Stored items:
┌────────

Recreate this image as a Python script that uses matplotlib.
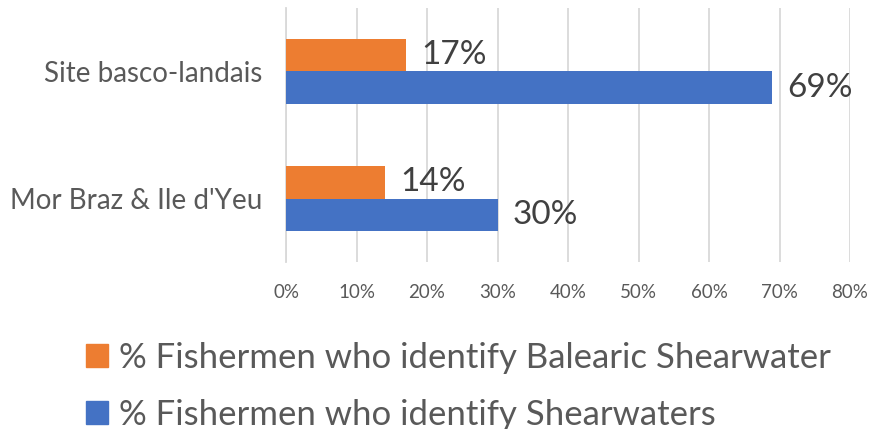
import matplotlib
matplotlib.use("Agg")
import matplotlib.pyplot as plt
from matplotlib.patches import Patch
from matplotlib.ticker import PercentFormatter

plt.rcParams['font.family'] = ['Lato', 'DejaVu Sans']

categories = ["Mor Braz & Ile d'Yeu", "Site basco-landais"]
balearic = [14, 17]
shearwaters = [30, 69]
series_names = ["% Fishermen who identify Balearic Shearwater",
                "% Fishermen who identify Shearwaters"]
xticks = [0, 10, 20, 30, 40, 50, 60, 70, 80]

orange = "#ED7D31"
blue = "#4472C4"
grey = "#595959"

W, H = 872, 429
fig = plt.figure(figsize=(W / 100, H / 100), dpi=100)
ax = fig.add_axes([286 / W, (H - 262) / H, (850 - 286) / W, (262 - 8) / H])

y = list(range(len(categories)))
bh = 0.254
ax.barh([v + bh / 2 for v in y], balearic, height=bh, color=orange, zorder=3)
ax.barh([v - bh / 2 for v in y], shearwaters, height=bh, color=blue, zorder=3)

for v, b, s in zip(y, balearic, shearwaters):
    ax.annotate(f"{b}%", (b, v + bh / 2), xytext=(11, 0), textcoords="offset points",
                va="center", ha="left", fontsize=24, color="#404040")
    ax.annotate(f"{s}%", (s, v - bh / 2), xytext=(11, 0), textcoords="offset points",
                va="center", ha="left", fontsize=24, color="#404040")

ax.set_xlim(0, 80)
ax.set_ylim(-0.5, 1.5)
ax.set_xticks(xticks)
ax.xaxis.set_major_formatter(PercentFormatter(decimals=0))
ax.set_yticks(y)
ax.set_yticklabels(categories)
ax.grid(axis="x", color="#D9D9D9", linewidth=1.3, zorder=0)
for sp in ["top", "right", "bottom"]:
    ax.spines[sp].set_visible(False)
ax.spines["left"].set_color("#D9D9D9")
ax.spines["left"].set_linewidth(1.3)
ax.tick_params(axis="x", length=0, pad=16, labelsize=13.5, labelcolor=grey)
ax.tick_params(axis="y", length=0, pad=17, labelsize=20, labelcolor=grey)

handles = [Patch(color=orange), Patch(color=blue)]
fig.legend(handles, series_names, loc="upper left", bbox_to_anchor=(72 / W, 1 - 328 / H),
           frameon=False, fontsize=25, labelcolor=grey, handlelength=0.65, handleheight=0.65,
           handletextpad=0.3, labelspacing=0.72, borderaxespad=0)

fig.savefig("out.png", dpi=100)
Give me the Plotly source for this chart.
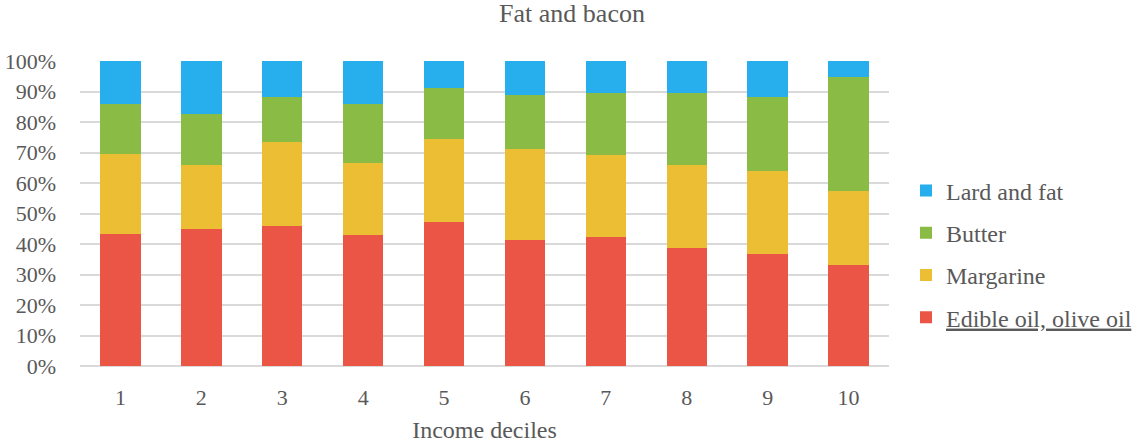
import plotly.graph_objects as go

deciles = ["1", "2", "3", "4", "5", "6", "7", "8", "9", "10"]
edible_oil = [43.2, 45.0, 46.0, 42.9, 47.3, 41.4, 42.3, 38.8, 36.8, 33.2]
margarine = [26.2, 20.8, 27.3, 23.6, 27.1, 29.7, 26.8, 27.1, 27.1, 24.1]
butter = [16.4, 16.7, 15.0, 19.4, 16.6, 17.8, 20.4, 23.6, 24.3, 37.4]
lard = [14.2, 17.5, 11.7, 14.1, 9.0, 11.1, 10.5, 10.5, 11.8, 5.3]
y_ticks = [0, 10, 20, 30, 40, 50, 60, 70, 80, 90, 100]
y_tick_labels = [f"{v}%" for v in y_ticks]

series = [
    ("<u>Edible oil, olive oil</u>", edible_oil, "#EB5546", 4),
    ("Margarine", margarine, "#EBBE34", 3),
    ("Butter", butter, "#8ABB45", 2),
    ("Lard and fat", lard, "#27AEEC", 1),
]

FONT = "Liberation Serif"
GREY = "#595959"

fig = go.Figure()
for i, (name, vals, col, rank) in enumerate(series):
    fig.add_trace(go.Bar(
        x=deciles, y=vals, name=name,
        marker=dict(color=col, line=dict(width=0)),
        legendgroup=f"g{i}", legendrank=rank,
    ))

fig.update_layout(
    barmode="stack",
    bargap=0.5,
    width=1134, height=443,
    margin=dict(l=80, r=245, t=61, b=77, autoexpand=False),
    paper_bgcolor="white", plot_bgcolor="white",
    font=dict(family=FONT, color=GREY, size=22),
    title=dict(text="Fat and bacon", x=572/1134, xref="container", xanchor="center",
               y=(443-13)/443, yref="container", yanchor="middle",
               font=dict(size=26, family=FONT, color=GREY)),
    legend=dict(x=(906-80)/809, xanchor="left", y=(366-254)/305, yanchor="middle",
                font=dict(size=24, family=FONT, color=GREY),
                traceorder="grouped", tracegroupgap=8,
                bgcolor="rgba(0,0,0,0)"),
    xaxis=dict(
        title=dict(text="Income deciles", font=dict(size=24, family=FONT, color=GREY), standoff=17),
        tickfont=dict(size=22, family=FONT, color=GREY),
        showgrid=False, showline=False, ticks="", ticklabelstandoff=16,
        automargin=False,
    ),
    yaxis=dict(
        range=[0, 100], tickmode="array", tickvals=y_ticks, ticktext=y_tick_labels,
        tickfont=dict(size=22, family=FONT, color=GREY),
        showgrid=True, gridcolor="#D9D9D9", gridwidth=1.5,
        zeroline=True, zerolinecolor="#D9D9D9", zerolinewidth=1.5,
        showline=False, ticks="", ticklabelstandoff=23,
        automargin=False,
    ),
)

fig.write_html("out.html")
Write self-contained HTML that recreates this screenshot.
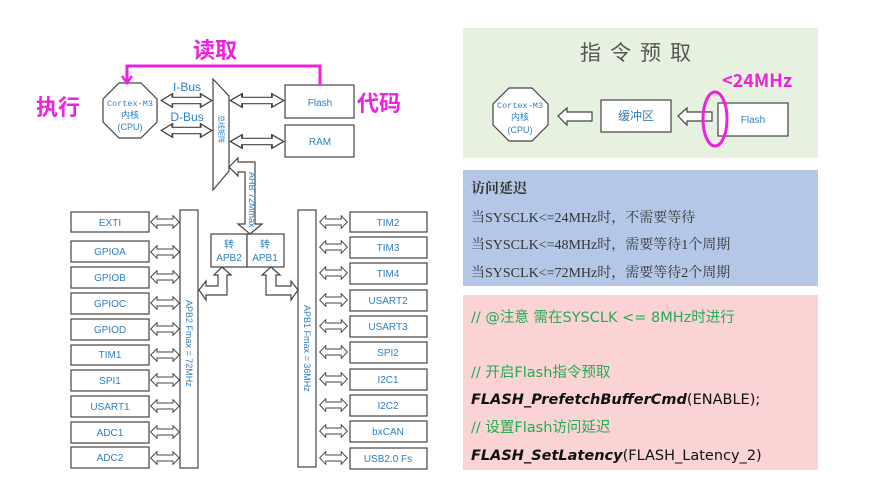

└────────

What this task involves: In the entries above, find each line with the word "that" and show it.

Exercise solution:
Recreate this image as a Python script that uses matplotlib.
Write self-contained HTML that recreates this screenshot.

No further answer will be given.